File Transfer, Pad-tech, TOAST, Projects, Software Development
Tested two modern file transfer tools like: croc (@ GitHub) and ffsend (@ GitHub). Both are different solutions, but good and can be self hosted for optimum performance and security. ref: send (server) (@ GitHub). It's also good idea not to forget the true classic: magic-wormhole (@ GitHub).
Specification meeting fun. It SHOULD ALWAYS, haha. Should always?!? So is it mandatory? - No, it isn't. Excellent, what it then means? IDK!
Pad-tech (@ pad.tech) is centralized secret sharing service, yet I didn't fully understand the benefits of it. Ok, someone authorized can request the secret, and the access is logged. That's clear, but I didn't totally understand the point of trustees, except that they monitor the fact that the request is legitimate. Yet, there's no higher concept like in case of x, it's just that trustee makes the request. As far as I understood there are no additional optional conditions for the response to the request to be fulfilled, but it simply happens in automated fashion. In that sense classic secret sharing is better, where N of X people you trust must agree to be able to get extract the necessary secret. Of course that option does not have audit log. So these options aren't directly comparable. Or maybe they'll later add option where multiple guardians are required, yet that wasn't clearly said in the documentation. Depending on the type of the secret, damage can be substation, of course in that case necessary extra steps should be required and maybe the shared secret isn't "the secret" directly and requires additional steps.
Lots of discussion how PostgreSQL TOAST (@ wiki.postgresql.org) compression differs from SQL Server page compression. Practically there isn't too much difference because TOAST already splits larger data into the rows and pages.
Again too many projects to maintain, especially on free time. I'm looking to trim down some projects. It's likely that DNSKV and Matrix (self-destructing messages) TTL BOT projects will be "shaved off" soon. Those were just fun projects to do, but there's very little actual use and there's no reason to maintain the projects without user base. Servers need maintenance, updates, security, and protocols like Matrix evolve all the time, so things which isn't constantly being updated gets broken. So, it's time to drop those hobby, learning and fun project(s).
Process and organization fun, the usual case.
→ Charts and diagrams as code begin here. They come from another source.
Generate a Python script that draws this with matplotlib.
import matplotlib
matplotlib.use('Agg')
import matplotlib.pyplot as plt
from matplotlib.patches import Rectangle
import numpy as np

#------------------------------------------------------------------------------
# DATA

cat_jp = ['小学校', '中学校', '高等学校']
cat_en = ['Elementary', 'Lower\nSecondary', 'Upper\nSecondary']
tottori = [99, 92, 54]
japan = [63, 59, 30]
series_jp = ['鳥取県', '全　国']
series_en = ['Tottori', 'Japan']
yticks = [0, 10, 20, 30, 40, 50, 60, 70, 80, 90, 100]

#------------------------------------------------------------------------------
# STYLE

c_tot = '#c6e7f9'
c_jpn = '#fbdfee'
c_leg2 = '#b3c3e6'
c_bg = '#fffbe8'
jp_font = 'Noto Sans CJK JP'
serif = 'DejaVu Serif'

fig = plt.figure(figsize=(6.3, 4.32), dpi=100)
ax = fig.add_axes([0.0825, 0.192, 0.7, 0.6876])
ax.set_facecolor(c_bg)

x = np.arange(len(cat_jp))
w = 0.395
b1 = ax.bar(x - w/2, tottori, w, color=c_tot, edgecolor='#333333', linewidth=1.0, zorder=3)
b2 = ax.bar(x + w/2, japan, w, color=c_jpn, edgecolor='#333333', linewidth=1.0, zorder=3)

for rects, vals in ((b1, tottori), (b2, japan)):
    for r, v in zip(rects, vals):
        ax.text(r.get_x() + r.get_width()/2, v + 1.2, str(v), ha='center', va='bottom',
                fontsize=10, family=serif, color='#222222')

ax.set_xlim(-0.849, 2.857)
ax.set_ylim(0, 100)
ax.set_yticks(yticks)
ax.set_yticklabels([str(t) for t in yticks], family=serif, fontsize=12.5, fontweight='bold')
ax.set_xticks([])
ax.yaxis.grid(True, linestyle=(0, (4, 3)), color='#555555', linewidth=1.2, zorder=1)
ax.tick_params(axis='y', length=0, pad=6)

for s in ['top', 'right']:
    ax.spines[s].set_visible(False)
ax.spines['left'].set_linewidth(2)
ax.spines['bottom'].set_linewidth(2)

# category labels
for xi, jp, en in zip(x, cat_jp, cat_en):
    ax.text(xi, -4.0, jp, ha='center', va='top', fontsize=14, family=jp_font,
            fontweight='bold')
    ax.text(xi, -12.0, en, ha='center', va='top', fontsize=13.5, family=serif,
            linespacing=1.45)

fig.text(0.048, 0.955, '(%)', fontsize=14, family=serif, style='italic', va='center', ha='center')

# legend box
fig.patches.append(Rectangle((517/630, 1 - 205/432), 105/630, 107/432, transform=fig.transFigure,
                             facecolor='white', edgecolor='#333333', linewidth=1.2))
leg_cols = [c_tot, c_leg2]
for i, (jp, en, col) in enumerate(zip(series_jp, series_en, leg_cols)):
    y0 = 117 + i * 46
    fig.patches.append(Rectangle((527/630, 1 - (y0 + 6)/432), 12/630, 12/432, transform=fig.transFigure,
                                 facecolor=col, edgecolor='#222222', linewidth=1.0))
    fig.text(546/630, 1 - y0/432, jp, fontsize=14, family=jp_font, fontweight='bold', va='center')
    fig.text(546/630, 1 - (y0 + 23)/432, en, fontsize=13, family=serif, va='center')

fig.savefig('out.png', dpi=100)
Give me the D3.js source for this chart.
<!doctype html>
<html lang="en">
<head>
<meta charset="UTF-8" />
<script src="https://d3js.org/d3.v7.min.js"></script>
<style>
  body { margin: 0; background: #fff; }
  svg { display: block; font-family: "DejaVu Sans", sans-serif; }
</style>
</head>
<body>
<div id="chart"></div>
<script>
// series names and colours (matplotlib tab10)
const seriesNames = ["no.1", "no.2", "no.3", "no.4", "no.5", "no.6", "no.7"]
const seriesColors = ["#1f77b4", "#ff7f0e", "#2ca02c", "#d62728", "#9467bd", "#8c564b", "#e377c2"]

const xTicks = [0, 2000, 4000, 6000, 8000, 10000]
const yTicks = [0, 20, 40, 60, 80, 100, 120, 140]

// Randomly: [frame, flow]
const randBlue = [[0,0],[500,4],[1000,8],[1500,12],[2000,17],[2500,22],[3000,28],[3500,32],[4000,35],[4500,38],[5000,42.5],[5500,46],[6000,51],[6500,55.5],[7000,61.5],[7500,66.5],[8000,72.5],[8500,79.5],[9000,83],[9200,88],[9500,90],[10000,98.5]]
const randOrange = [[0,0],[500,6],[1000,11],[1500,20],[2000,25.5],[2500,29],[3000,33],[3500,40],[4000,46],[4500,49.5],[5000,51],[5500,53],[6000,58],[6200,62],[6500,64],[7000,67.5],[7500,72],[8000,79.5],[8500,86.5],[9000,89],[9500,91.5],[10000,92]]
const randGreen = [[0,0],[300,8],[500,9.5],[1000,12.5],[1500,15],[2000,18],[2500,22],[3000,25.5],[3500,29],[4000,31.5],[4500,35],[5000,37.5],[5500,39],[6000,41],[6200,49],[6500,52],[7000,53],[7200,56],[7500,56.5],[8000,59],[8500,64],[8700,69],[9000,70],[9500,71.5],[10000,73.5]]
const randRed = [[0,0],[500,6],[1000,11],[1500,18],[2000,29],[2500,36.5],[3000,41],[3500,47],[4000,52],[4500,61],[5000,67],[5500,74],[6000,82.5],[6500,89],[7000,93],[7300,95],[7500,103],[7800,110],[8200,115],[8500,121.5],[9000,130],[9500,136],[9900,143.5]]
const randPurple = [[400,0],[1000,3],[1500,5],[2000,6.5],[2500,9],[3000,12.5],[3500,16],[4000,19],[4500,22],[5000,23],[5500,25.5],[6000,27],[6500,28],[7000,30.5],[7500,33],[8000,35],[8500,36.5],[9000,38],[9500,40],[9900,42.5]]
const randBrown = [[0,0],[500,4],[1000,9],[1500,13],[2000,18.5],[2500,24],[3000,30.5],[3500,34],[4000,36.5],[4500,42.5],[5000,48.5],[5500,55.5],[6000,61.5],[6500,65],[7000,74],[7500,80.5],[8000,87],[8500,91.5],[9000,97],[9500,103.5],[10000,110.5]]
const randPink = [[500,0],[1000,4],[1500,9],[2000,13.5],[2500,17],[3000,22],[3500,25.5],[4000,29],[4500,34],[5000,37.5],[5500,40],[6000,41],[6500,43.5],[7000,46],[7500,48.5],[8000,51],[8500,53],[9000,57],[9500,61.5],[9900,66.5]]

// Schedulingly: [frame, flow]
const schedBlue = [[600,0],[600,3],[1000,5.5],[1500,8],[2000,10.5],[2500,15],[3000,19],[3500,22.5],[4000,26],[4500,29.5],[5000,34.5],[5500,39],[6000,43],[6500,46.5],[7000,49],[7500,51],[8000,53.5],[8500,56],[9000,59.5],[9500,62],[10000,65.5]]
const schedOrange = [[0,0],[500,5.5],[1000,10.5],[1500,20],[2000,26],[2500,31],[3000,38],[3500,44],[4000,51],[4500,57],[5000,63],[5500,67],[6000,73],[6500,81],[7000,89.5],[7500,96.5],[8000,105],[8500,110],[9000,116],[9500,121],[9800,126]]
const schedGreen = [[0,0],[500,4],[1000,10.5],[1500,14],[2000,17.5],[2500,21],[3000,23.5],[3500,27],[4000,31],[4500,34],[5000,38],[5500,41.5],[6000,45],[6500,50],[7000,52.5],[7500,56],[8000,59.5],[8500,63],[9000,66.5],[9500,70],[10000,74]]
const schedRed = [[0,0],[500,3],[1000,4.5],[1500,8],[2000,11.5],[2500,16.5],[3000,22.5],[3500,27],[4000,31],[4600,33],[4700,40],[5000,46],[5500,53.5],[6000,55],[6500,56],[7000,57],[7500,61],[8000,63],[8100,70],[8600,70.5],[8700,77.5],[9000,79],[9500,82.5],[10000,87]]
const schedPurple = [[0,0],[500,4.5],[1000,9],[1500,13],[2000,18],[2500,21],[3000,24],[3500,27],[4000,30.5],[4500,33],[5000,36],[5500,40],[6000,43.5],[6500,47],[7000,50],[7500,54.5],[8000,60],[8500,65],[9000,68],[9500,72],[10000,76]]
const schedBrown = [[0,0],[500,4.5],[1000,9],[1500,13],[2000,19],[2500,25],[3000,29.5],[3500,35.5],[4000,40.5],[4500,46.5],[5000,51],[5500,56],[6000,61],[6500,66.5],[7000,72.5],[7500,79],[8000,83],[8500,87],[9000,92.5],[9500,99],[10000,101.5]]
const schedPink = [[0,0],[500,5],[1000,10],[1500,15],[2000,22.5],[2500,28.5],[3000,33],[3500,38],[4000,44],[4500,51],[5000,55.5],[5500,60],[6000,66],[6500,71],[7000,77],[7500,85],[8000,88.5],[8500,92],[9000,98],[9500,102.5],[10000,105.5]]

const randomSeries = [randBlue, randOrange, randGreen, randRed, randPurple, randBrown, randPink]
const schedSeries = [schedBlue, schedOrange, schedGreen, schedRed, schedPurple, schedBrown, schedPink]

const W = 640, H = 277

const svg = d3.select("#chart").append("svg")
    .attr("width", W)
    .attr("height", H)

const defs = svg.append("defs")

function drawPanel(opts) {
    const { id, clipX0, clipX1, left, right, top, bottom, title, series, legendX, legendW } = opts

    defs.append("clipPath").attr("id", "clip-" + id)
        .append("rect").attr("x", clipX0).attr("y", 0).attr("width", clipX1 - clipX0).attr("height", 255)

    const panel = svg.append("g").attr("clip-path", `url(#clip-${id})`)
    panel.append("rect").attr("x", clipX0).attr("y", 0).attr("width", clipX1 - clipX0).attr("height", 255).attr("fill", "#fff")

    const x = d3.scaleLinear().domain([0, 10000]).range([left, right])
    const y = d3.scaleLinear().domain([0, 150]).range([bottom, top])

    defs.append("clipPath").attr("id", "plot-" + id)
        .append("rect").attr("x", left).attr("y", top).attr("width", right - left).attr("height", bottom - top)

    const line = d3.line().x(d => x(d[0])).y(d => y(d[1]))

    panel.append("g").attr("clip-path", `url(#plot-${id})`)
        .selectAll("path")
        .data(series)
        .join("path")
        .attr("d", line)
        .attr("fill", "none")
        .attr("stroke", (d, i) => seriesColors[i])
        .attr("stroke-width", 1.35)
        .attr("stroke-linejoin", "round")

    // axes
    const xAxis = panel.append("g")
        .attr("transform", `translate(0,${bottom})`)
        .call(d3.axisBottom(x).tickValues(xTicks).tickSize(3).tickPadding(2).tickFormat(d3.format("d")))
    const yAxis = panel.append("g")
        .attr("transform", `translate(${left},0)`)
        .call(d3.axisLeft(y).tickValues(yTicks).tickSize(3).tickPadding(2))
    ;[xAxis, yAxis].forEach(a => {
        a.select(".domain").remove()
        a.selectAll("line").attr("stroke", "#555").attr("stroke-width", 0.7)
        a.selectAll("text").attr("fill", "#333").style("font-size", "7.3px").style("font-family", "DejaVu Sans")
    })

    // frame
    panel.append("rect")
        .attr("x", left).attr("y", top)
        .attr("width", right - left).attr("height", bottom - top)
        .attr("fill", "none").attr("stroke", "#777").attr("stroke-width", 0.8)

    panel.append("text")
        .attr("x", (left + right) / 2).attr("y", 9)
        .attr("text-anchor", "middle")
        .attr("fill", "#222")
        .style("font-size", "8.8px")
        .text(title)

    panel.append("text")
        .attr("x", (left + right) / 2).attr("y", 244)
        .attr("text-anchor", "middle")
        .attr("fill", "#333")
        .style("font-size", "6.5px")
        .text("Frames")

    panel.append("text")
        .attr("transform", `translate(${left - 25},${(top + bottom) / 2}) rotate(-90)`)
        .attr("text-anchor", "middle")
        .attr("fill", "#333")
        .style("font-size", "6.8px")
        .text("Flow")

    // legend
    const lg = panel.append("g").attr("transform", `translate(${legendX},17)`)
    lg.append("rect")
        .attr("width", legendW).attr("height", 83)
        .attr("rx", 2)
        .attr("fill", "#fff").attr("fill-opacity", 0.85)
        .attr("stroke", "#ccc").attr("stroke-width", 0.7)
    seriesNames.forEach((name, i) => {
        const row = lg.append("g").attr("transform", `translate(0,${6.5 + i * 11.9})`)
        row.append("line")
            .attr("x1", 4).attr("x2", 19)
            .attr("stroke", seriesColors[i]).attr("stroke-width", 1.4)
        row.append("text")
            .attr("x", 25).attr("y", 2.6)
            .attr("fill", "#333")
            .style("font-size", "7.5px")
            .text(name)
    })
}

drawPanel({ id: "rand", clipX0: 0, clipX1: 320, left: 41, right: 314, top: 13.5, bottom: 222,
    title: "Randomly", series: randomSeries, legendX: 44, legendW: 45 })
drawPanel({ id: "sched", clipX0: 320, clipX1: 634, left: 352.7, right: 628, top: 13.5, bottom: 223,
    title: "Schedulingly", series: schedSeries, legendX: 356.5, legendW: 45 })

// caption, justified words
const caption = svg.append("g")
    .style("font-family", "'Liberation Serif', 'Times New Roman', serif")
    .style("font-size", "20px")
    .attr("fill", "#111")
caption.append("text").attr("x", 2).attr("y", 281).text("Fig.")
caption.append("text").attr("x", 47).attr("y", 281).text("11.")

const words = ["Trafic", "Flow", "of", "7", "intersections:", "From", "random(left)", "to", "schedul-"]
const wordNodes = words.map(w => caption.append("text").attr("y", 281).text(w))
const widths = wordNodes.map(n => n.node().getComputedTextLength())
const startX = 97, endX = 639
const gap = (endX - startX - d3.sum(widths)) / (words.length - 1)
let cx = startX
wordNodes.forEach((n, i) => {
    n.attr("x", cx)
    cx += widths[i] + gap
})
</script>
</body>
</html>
There's parameter X in process Y that needs to be changed. Ok, the change can be made by: customers power user, customers admin, suppliers project staff, suppliers project related power user(s), suppliers system Administrator(s), integration configuration, changing one field in database, integration data receiver integrator, receiver side configuration, and or final data destination settings. Do we now have enough people whom are able to change one freaking value Boolean value? No, clearly not. - So ridiculous, this issue has been now discussed for two weeks.
Once again totally fed up with developers whom think that fixing $hit code means running manual repair ops repeatedly and then waiting for complaints and wondering if data happens to be still corrupted. Also trying to guess repeatedly what's wrong, instead of taking a good look at the obviously shitty broken program logic. Not a first, and obviously not the last time this is going to happen. It's just pointless to even discuss things which are so seriously flawed. Unfortunately this seems to be quite common with different programs.
Updated my shared secret sheet generator (@ s.sami-lehtinen.net). True random, full sheet with ID and field references. Each field is 10 alpha numerical characters, including small and capital letters. Depending on need you can of course use multiple fields, or combine those or whatever, what's your personal preference.
True classic: "We need a system that fulfills our all current and future requirements. We're very disappointed that the system hasn't been delivered yet and it's delayed and so on." - "Ok? Cool, what exactly are your requirements for the system." - "UhHmmHmm, I don't know." - This is always kind of funny, but on the other hand quite depressing.